Bloody typical:  “This bus is on diversion”, a few flakes of snow and the whole country grinds to a halt – we’ve only known it’s coming for the past month!  They should send these blokes to Switzerland to learn how to drive in the snow – they’re up and down mountains and through snowdrifts every day over there!’  ‘Oh they’d love that wouldn’t they’ I replied to my bus journey companion and then asked ‘What do you think of my new snowboots?  I’m feeling particularly smug today given that I just got them in the sale yesterday!’  ‘Very nice’, he replied. ‘I worked on building sites for 30 years – I know all about keeping your feet warm. Of course we couldn’t really get warm in those steel capped boots, didn’t matter how many pairs of socks you put on.  I mean if your feet, your hands and your head are cold – that’s it, you’re finished’.

I marched down a snowy street to work with no problem in my waterproof, ice pick soled, fur lined boots.  ‘There’s no gritting anywhere on this street, can you believe it?’ said my colleague, as I walked through the door.  ‘We knew it was coming – ridiculous!’

A customer called:  ‘I need a really warm jumper, have you got that one that was in Tatler last November – you know – the one with Harry on the front?’ ‘Not anymore’ I replied, ‘How’s the snow where you are?’ ‘Ooooh, we’re snowed in here in the Cotswolds, can’t get to my shop in Cheltenham. My son came to pick me up in his 4 x 4 but he got stuck!  Can you believe it – in a 4 x 4!’

At lunchtime I eyed up the chorizo in the supermarket.  Hmmmm, a nice cassoulet I thought, a few chickpeas some garlic and what else?  I reached the checkout – trolley fully laden.  My phone rang ‘Where are you?’ said Oncle.  ‘I’m in Waitrose panic buying – I didn’t want to feel left out’. We chuckled, ‘Well I’m not heading home – I’m completely snowed in there, no flights going out and the car clocking up the euros in the car park.  I’d like to make a stew but there isn’t a saucepan big enough here – do you think I should risk heading into John Lewis to get one?’

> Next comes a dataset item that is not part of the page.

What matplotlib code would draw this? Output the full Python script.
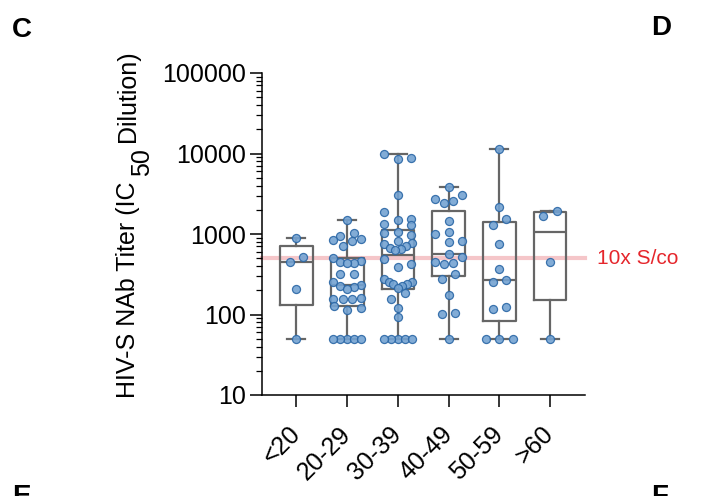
import numpy as np
import matplotlib
matplotlib.use('Agg')
import matplotlib.pyplot as plt
from matplotlib.ticker import LogLocator, NullFormatter, FixedLocator, FixedFormatter

plt.rcParams['font.family'] = ['Liberation Sans', 'DejaVu Sans']

# data (IC50 dilution titers per age group)
age_groups = ['<20', '20-29', '30-39', '40-49', '50-59', '>60']

titer_under20 = [900, 520, 450, 210, 50]
titer_20_29 = [1513, 1035, 940, 855, 838, 815, 706, 500, 460, 448, 440, 431,
               315, 315, 255, 232, 226, 220, 209, 162, 157, 157, 155, 128,
               119, 113, 50, 50, 50, 50, 50]
titer_30_39 = [9930, 8780, 8530, 3030, 1862, 1556, 1513, 1349, 1285, 1064,
               1035, 985, 815, 769, 741, 706, 675, 643, 625, 483, 419, 388,
               273, 256, 253, 237, 237, 226, 216, 183, 157, 119, 92,
               50, 50, 50, 50, 50]
titer_40_49 = [3845, 3085, 2754, 2600, 2432, 1469, 1064, 986, 815, 800, 557,
               516, 448, 440, 419, 321, 273, 175, 103, 101, 50]
titer_50_59 = [11350, 2173, 1528, 1285, 755, 363, 266, 253, 125, 117, 50, 50, 50]
titer_over60 = [1954, 1694, 448, 50]

titers = [titer_under20, titer_20_29, titer_30_39, titer_40_49,
          titer_50_59, titer_over60]

cutoff = 500
cutoff_label = '10x S/co'
ylabel_parts = ['HIV-S NAb Titer (IC', '50', 'Dilution)']
y_ticks = [10, 100, 1000, 10000, 100000]

BOX_COLOR = '#666666'
DOT_FACE = '#74a3d2'
DOT_EDGE = '#2b67a6'


# Prism-like quartiles (p*(n+1) rule), whiskers min to max
def box_stats(vals):
    v = np.asarray(vals, float)
    q1, med, q3 = np.quantile(v, [0.25, 0.5, 0.75], method='weibull')
    return dict(med=med, q1=q1, q3=q3, whislo=v.min(), whishi=v.max(), fliers=[])


# points that fall in the same horizontal band are spread out sideways,
# lowest value in the middle, then alternating right / left
def row_offsets(vals, band=0.105, step_max=0.266, half_width=0.272):
    v = np.asarray(vals, float)
    logs = np.log10(v)
    order = np.argsort(v, kind='stable')
    offsets = np.zeros(len(v))
    i = 0
    while i < len(order):
        j = i
        while j < len(order) and logs[order[j]] - logs[order[i]] < band:
            j += 1
        row = order[i:j]
        k = len(row)
        if k > 1:
            step = min(step_max, 2 * half_width / (k - 1))
            if k % 2:
                slots = [0]
                for m in range(1, k // 2 + 1):
                    slots += [m, -m]
            else:
                slots = []
                for m in range(k // 2):
                    slots += [-(m + 0.5), m + 0.5]
            for idx, s in zip(row, slots):
                offsets[idx] = s * step
        i = j
    return offsets


W, H = 703, 496
fig = plt.figure(figsize=(W / 100, H / 100), dpi=100)
ax = fig.add_axes([262 / W, 101 / H, 323 / W, 322 / H])

ax.set_yscale('log')
ax.set_ylim(10, 100000)
ax.set_xlim(-0.68, 5.69)

ax.axhline(cutoff, color='#f5c6c9', lw=3, zorder=1, clip_on=False)
ax.annotate(cutoff_label, xy=(1, cutoff), xycoords=('axes fraction', 'data'),
            xytext=(8.5, 0), textcoords='offset points', va='center', ha='left',
            color='#e5262c', fontsize=15)

line = dict(color=BOX_COLOR, lw=1.6)
ax.bxp([box_stats(t) for t in titers], positions=range(len(titers)),
       widths=0.645, capwidths=0.355, showfliers=False,
       boxprops=line, whiskerprops=line, capprops=line, medianprops=line,
       zorder=2)

for i, t in enumerate(titers):
    ax.plot(i + row_offsets(t), t, 'o', ms=5.8, mfc=DOT_FACE, mec=DOT_EDGE,
            mew=0.9, alpha=0.9, zorder=3, clip_on=False)

# axes styling
for side in ['top', 'right']:
    ax.spines[side].set_visible(False)
for side in ['left', 'bottom']:
    ax.spines[side].set_linewidth(1.1)

ax.yaxis.set_major_locator(FixedLocator(y_ticks))
ax.yaxis.set_major_formatter(FixedFormatter([str(v) for v in y_ticks]))
ax.yaxis.set_minor_locator(LogLocator(base=10, subs=np.arange(2, 10)))
ax.yaxis.set_minor_formatter(NullFormatter())
ax.tick_params(axis='y', which='major', length=8.5, width=1.1, labelsize=18, pad=3)
ax.tick_params(axis='y', which='minor', length=4.5, width=0.9)

ax.set_xticks(range(len(age_groups)))
ax.set_xticklabels(age_groups, rotation=45, ha='right', va='center',
                   rotation_mode='anchor')
ax.tick_params(axis='x', length=8.5, width=1.1, labelsize=18, pad=17)

# y label with a full-size, lowered "50"
fig.canvas.draw()
r = fig.canvas.get_renderer()
x_base, y_start = 135, 98
gap = 6
t1 = fig.text(x_base / W, y_start / H, ylabel_parts[0], rotation=90,
              rotation_mode='anchor', ha='left', va='baseline', fontsize=18)
y1 = t1.get_window_extent(r).y1 + gap
t2 = fig.text((x_base + 14) / W, y1 / H, ylabel_parts[1], rotation=90,
              rotation_mode='anchor', ha='left', va='baseline', fontsize=18)
y2 = t2.get_window_extent(r).y1 + gap
fig.text(x_base / W, y2 / H, ylabel_parts[2], rotation=90,
         rotation_mode='anchor', ha='left', va='baseline', fontsize=18)

# panel letters
letter_font = dict(fontsize=20, weight='bold', va='top', ha='left',
                   family=['Liberation Sans Narrow', 'Liberation Sans'])
fig.text(12 / W, 1 - 17 / H, 'C', **letter_font)
fig.text(651 / W, 1 - 15 / H, 'D', **letter_font)
fig.text(12 / W, 1 - 484 / H, 'E', **letter_font)
fig.text(651 / W, 1 - 484 / H, 'F', **letter_font)

fig.savefig('out.png', dpi=100)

The cashier rang the cans of soups and everything else in.  I noticed a lady at the till next to me with a huge packet of minced beef.  ‘I’m stockpiling’ I said.  ‘Yes, I’m going to make a huge big lot of Spaghetti Bolognese this evening – can’t wait! She replied.

We shut up shop early.  One or two after work warming drinks later I stepped out of a taxi onto crisp snow with all my bounty.  A group of friends walked past throwing snowballs, laughing.  I marvelled at the imprint of my new snowboots, the picturesque scene and headed inside to hunker down.